Yuri Bashnet and Russian Soloists Chamber Orchestra

Date and Venue Thursday, 19 February 2008 @ 8pm | Orpheum Theatre

Conductor and featured performer Yuri Bashnet, viola

Reviewer John Jane


Virtuoso violists are not unique, but they certainly belong to a very exclusive club. Russian Yuri Bashnet, now in his mid-fifties shares the top of this league with Michael Kugel, Maxim Rysanov and possibly a handful of others.

On the same day that US President Obama arrived in Ottawa for a first state visit, Maestro Bashmet brought his 1758 Testore viola and his 17-member chamber orchestra to Vancouver’s Orpheum Theatre for an agreeable evening of all too rarely heard works.
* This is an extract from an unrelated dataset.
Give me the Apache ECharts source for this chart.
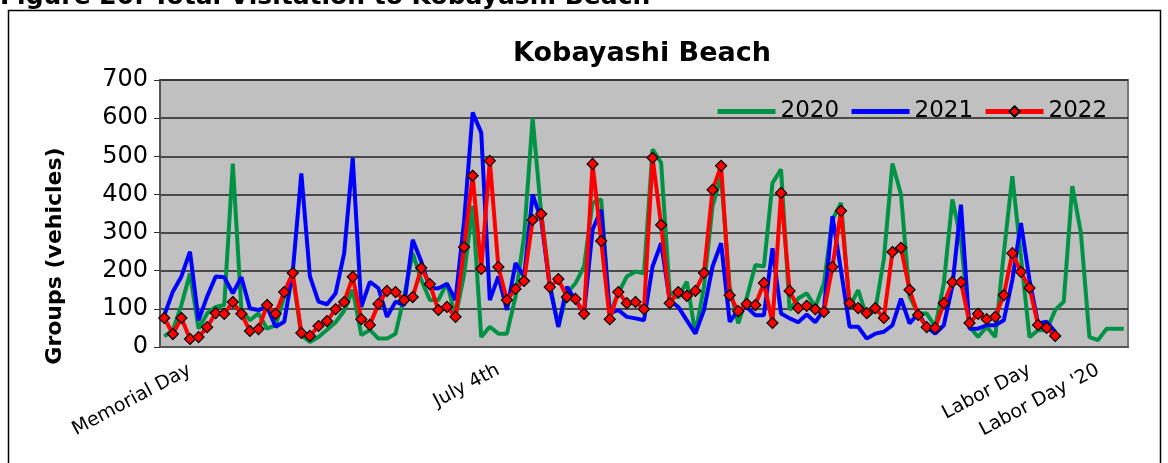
<!DOCTYPE html>
<html>
<head>
<meta charset="utf-8">
<script src="https://cdn.jsdelivr.net/npm/echarts@6/dist/echarts.min.js"></script>
<style>
  html, body { margin: 0; padding: 0; background: #fff; }
  #chart { width: 1168px; height: 463px; }
</style>
</head>
<body>
<div id="chart"></div>
<script>
// daily groups, first day = Memorial Day weekend
var y2020 = [28, 44, 110, 193, 48, 88, 105, 110, 481, 97, 70, 88, 48, 57, 132, 185, 31, 13, 26, 45,
  65, 95, 150, 31, 45, 22, 22, 35, 132, 246, 176, 123, 123, 168, 79, 190, 370, 26, 53, 35,
  35, 132, 290, 600, 351, 167, 53, 141, 167, 211, 378, 387, 88, 141, 185, 198, 193, 518, 483, 141,
  130, 171, 35, 158, 369, 448, 158, 62, 130, 215, 211, 430, 466, 97, 127, 141, 105, 167, 334, 378,
  105, 149, 79, 97, 230, 481, 400, 132, 88, 88, 53, 167, 387, 280, 53, 26, 53, 26, 246, 448,
  237, 26, 44, 44, 97, 119, 422, 299, 26, 18, 48, 48, 48];
var y2021 = [83, 145, 185, 250, 70, 132, 185, 183, 141, 183, 101, 97, 105, 53, 66, 198, 455, 185, 119, 112,
  141, 246, 496, 105, 171, 154, 79, 119, 110, 281, 224, 154, 154, 165, 123, 330, 615, 562, 123, 185,
  97, 220, 185, 400, 334, 158, 53, 158, 123, 88, 308, 360, 88, 97, 79, 75, 70, 211, 272, 123,
  105, 70, 35, 97, 211, 272, 66, 97, 105, 83, 83, 259, 88, 75, 65, 85, 65, 97, 343, 200,
  53, 53, 22, 35, 40, 57, 127, 62, 88, 53, 35, 57, 160, 373, 48, 48, 57, 57, 70, 176,
  325, 176, 62, 66, 40];
var y2022 = [76, 34, 76, 21, 26, 52, 89, 87, 118, 87, 42, 47, 110, 87, 144, 194, 37, 29, 55, 68,
  99, 118, 184, 73, 58, 113, 147, 144, 123, 131, 207, 165, 97, 105, 79, 262, 449, 205, 488, 210,
  123, 152, 173, 333, 349, 157, 178, 131, 126, 87, 480, 278, 73, 144, 115, 118, 99, 496, 320, 115,
  144, 134, 147, 194, 412, 475, 136, 94, 113, 110, 168, 63, 404, 147, 102, 108, 99, 92, 210, 357,
  115, 102, 89, 102, 76, 249, 260, 150, 84, 52, 50, 115, 170, 170, 63, 87, 73, 79, 136, 246,
  197, 155, 58, 50, 29];

var labelDays = [3, 39, 101, 109];
var labelText = ['Memorial Day', 'July 4th', 'Labor Day', "Labor Day '20"];

var days = [];
for (var i = 0; i < y2020.length; i++) {
  var k = labelDays.indexOf(i);
  days.push(k >= 0 ? labelText[k] : '');
}

var font = 'DejaVu Sans, Liberation Sans, Arial, sans-serif';
var myChart = echarts.init(document.getElementById('chart'));

var option = {
  animation: false,
  backgroundColor: '#fff',
  textStyle: { fontFamily: font },
  title: {
    text: 'Kobayashi Beach',
    left: 637,
    top: 35,
    textAlign: 'center',
    textStyle: { fontSize: 27, fontWeight: 'bold', color: '#000', fontFamily: font }
  },
  graphic: [
    {
      type: 'text',
      style: {
        x: 0, y: 10, verticalAlign: 'bottom',
        text: 'Figure 20: Total Visitation to Kobayashi Beach',
        font: 'bold 25px DejaVu Sans', fill: '#000'
      }
    },
    {
      type: 'text',
      rotation: Math.PI / 2,
      x: 55,
      y: 256,
      style: {
        text: 'Groups (vehicles)', align: 'center', verticalAlign: 'middle',
        font: 'bold 22px DejaVu Sans', fill: '#000'
      }
    },
    {
      type: 'polyline',
      shape: { points: [[8.5, 470], [8.5, 10.5], [1160.5, 10.5], [1160.5, 470]] },
      style: { stroke: '#000', lineWidth: 1.5, fill: null }
    }
  ],
  legend: {
    left: 710,
    top: 95,
    itemWidth: 58,
    itemHeight: 13,
    itemGap: 10,
    textStyle: { fontSize: 23, color: '#000', fontFamily: font },
    data: [
      { name: '2020', itemStyle: { opacity: 0 }, lineStyle: { width: 5 } },
      { name: '2021', itemStyle: { opacity: 0 }, lineStyle: { width: 5 } },
      { name: '2022', lineStyle: { width: 5 } }
    ]
  },
  grid: {
    left: 160,
    right: 40,
    top: 80,
    bottom: 116,
    show: true,
    backgroundColor: '#c0c0c0',
    borderColor: '#777',
    borderWidth: 2
  },
  xAxis: {
    type: 'category',
    data: days,
    boundaryGap: true,
    axisLine: { lineStyle: { color: '#555', width: 2 } },
    axisTick: { show: false },
    axisLabel: {
      interval: 0,
      rotate: 28,
      margin: 22,
      fontSize: 19,
      color: '#000'
    }
  },
  yAxis: {
    type: 'value',
    min: 0,
    max: 700,
    interval: 100,
    axisLine: { show: true, lineStyle: { color: '#555', width: 2 } },
    axisTick: { show: true, length: 6, lineStyle: { color: '#333' } },
    axisLabel: { fontSize: 24, color: '#000', margin: 12 },
    splitLine: { lineStyle: { color: '#222', width: 1.5 } }
  },
  series: [
    {
      name: '2020',
      type: 'line',
      data: y2020,
      symbol: 'none',
      lineStyle: { color: '#009245', width: 4 },
      itemStyle: { color: '#009245' }
    },
    {
      name: '2021',
      type: 'line',
      data: y2021,
      symbol: 'none',
      lineStyle: { color: '#0000ff', width: 4 },
      itemStyle: { color: '#0000ff' }
    },
    {
      name: '2022',
      type: 'line',
      data: y2022,
      symbol: 'diamond',
      symbolSize: 11,
      lineStyle: { color: '#ff0000', width: 4 },
      itemStyle: { color: '#ff0000', borderColor: '#000', borderWidth: 1.2 }
    }
  ]
};

myChart.setOption(option);
</script>
</body>
</html>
Things started off well with Edvard Grieg's enchanting Holberg Suite opus 40, initially written as a piano suite, and dedicated to his fellow Norwegian Baron Ludvig Holberg. The Moscow Soloists were perhaps at their concert best with this work; from the lively opening Prelude, to the romantic Sarabande, Maestro Bashmet took great care to ensure a smooth balance between the different instruments.

Max Bruch's Kol Nidrei for viola and strings opus 47 was the first of two works that featured a solo performance by the charismatic Maestro; the other being Niccolò Paganini’s Concertino in A minor for viola and orchestra transcribed from its original form quartet for viola, violin, cello and guitar. Bruch’s liturgical prayer for me, is the piece that best expresses Bashmet’s unique technique and calls to mind the richness of Hebraic melodies.

It was an inspired performance of Igor Stravinsky’s atmospheric Concerto in D for strings that brought an end to the first half. The syncopations, articulated accents and complex tempi would make it ideal for a film score. Not difficult to see how the orchestra’s recording of this work won a Grammy award in 2008.

I expected that an orchestra founded by Yuri Bashnet and named ‘Moscow Soloists’ would eat-up Tchaikovsky's melancholic Souvenir de Florence, opus 70. But alas, for me, there was a little something missing.

It’s well known that chamber music was not the Russian composer's prime passion. Almost the last piece that he composed before his death in 1893, it has since been re-scored for ballet. Though proficiently handled by the orchestra under Maestro Bashmet’s inspired direction and featuring some enlivening playing by violist, Nina Matcharadze in the first two movements, I found the third and fourth movement plodding.

No complaint however, with the generous encore of J.S. Bach's Air on a G string. This magnificent ensemble delighted the audience in capturing the composer's original realization.